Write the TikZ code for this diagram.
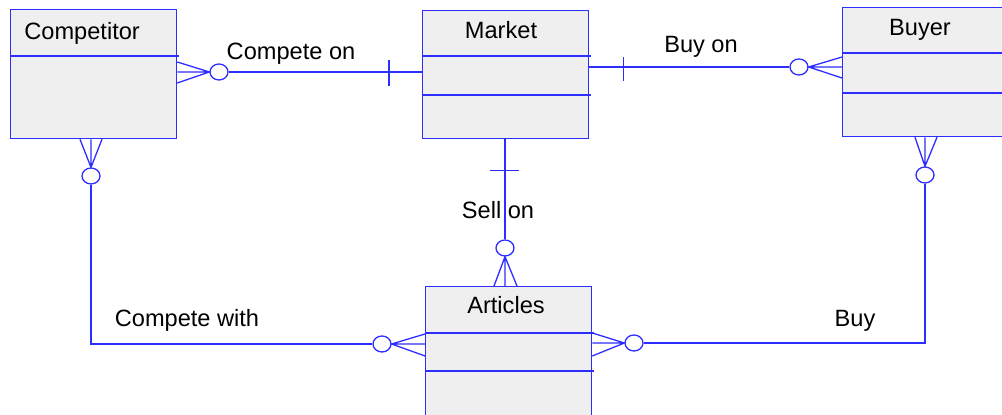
\documentclass[tikz,border=0pt]{standalone}
\usepackage{fontspec}
\setmainfont{Liberation Sans}
\usetikzlibrary{positioning, shapes.geometric, calc}

\definecolor{erblue}{RGB}{45,45,255}
\definecolor{erfill}{RGB}{239,239,239}

\tikzset{
  entity/.style={draw=erblue, fill=erfill, line width=0.65pt, anchor=north west, inner sep=0pt},
  rel/.style={draw=erblue, line width=0.65pt},
  zero/.style={ellipse, draw=erblue, line width=0.65pt, minimum width=9pt, minimum height=8pt, inner sep=0pt},
  lbl/.style={font=\fontsize{11.8}{14}\selectfont, inner sep=0pt, anchor=base},
}

\begin{document}
\begin{tikzpicture}[x=0.5pt, y=-0.5pt]
            \useasboundingbox (0,0) rectangle (1002,415);

            \node[entity, minimum width=83pt, minimum height=64.5pt] (comp) at (10,9) {};
            \node[entity, minimum width=83pt, minimum height=64pt] (mkt) at (422,10) {};
            \node[entity, minimum width=85pt, minimum height=64.5pt] (buyer) at (842,7) {};
            \node[entity, minimum width=83pt, minimum height=70pt] (art) at (425,286) {};

            \draw[rel] (comp.west |- 0,56) -- ++(169,0);
            \draw[rel] (mkt.west |- 0,56) -- ++(169,0);
            \draw[rel] (mkt.west |- 0,95) -- ++(169,0);
            \draw[rel] (buyer.west |- 0,53) -- ++(170,0);
            \draw[rel] (buyer.west |- 0,93) -- ++(170,0);
            \draw[rel] (art.west |- 0,333) -- ++(169,0);
            \draw[rel] (art.west |- 0,371) -- ++(169,0);

            \node[lbl, anchor=base west] (compT) at (24,40) {Competitor};
            \node[lbl] (mktT) at (501,39) {Market};
            \node[lbl] (buyerT) at (920,36) {Buyer};
            \node[lbl] (artT) at (506,314) {Articles};

            % Compete on
            \node[zero] (z1) at (219,72) {};
            \draw[rel] (z1) -- (mkt.west |- z1);
            \draw[rel] ($(mkt.west |- z1)+(-33,-12)$) -- ++(0,26);
            \draw[rel] (comp.east |- 0,62) -- (z1.west) -- (comp.east |- 0,83)
                       (z1.west) -- (comp.east |- z1);
            \node[lbl] (l1) at (291,60) {Compete on};

            % Buy on
            \node[zero] (z2) at (799,67) {};
            \draw[rel] (mkt.east |- z2) -- (z2);
            \draw[rel] ($(mkt.east |- z2)+(34,-10)$) -- ++(0,24);
            \draw[rel] (buyer.west |- 0,57) -- (z2.east) -- (buyer.west |- 0,78)
                       (z2.east) -- (buyer.west |- z2);
            \node[lbl] (l2) at (701,53) {Buy on};

            % Sell on
            \node[zero] (z3) at (505,248) {};
            \draw[rel] (mkt.south -| z3) -- (z3);
            \draw[rel] ($(mkt.south -| z3)+(-15,31)$) -- ++(29,0);
            \draw[rel] (art.north -| 494,0) -- (z3.south) -- (art.north -| 517,0)
                       (z3.south) -- (art.north -| z3);
            \node[lbl] (l3) at (498,219) {Sell on};

            % Compete with
            \node[zero] (z4) at (91,176) {};
            \node[zero] (z5) at (382,344) {};
            \draw[rel] (comp.south -| 80,0) -- (z4.north) -- (comp.south -| 102,0)
                       (z4.north) -- (comp.south -| z4);
            \draw[rel] (z4) |- (z5);
            \draw[rel] (art.west |- 0,334) -- (z5.east) -- (art.west |- 0,356)
                       (z5.east) -- (art.west |- z5);
            \node[lbl] (l4) at (187,327) {Compete with};

            % Buy
            \node[zero] (z6) at (925,175) {};
            \node[zero] (z7) at (634,343) {};
            \draw[rel] (buyer.south -| 915,0) -- (z6.north) -- (buyer.south -| 937,0)
                       (z6.north) -- (buyer.south -| z6);
            \draw[rel] (z6) |- (z7);
            \draw[rel] (art.east |- 0,333) -- (z7.west) -- (art.east |- 0,356)
                       (z7.west) -- (art.east |- z7);
            \node[lbl] (l5) at (855,327) {Buy};
\end{tikzpicture}
\end{document}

* Description of the task: Exactly reproduce the run of lines from the start of the listing through the line with "(0,0) rectangle (1002,415);", inclusive; pictures are not copied.

* Solved problem:
Write the TikZ code for this diagram.
\documentclass[tikz,border=0pt]{standalone}
\usepackage{fontspec}
\setmainfont{Liberation Sans}
\usetikzlibrary{positioning, shapes.geometric, calc}

\definecolor{erblue}{RGB}{45,45,255}
\definecolor{erfill}{RGB}{239,239,239}

\tikzset{
  entity/.style={draw=erblue, fill=erfill, line width=0.65pt, anchor=north west, inner sep=0pt},
  rel/.style={draw=erblue, line width=0.65pt},
  zero/.style={ellipse, draw=erblue, line width=0.65pt, minimum width=9pt, minimum height=8pt, inner sep=0pt},
  lbl/.style={font=\fontsize{11.8}{14}\selectfont, inner sep=0pt, anchor=base},
}

\begin{document}
\begin{tikzpicture}[x=0.5pt, y=-0.5pt]
            \useasboundingbox (0,0) rectangle (1002,415);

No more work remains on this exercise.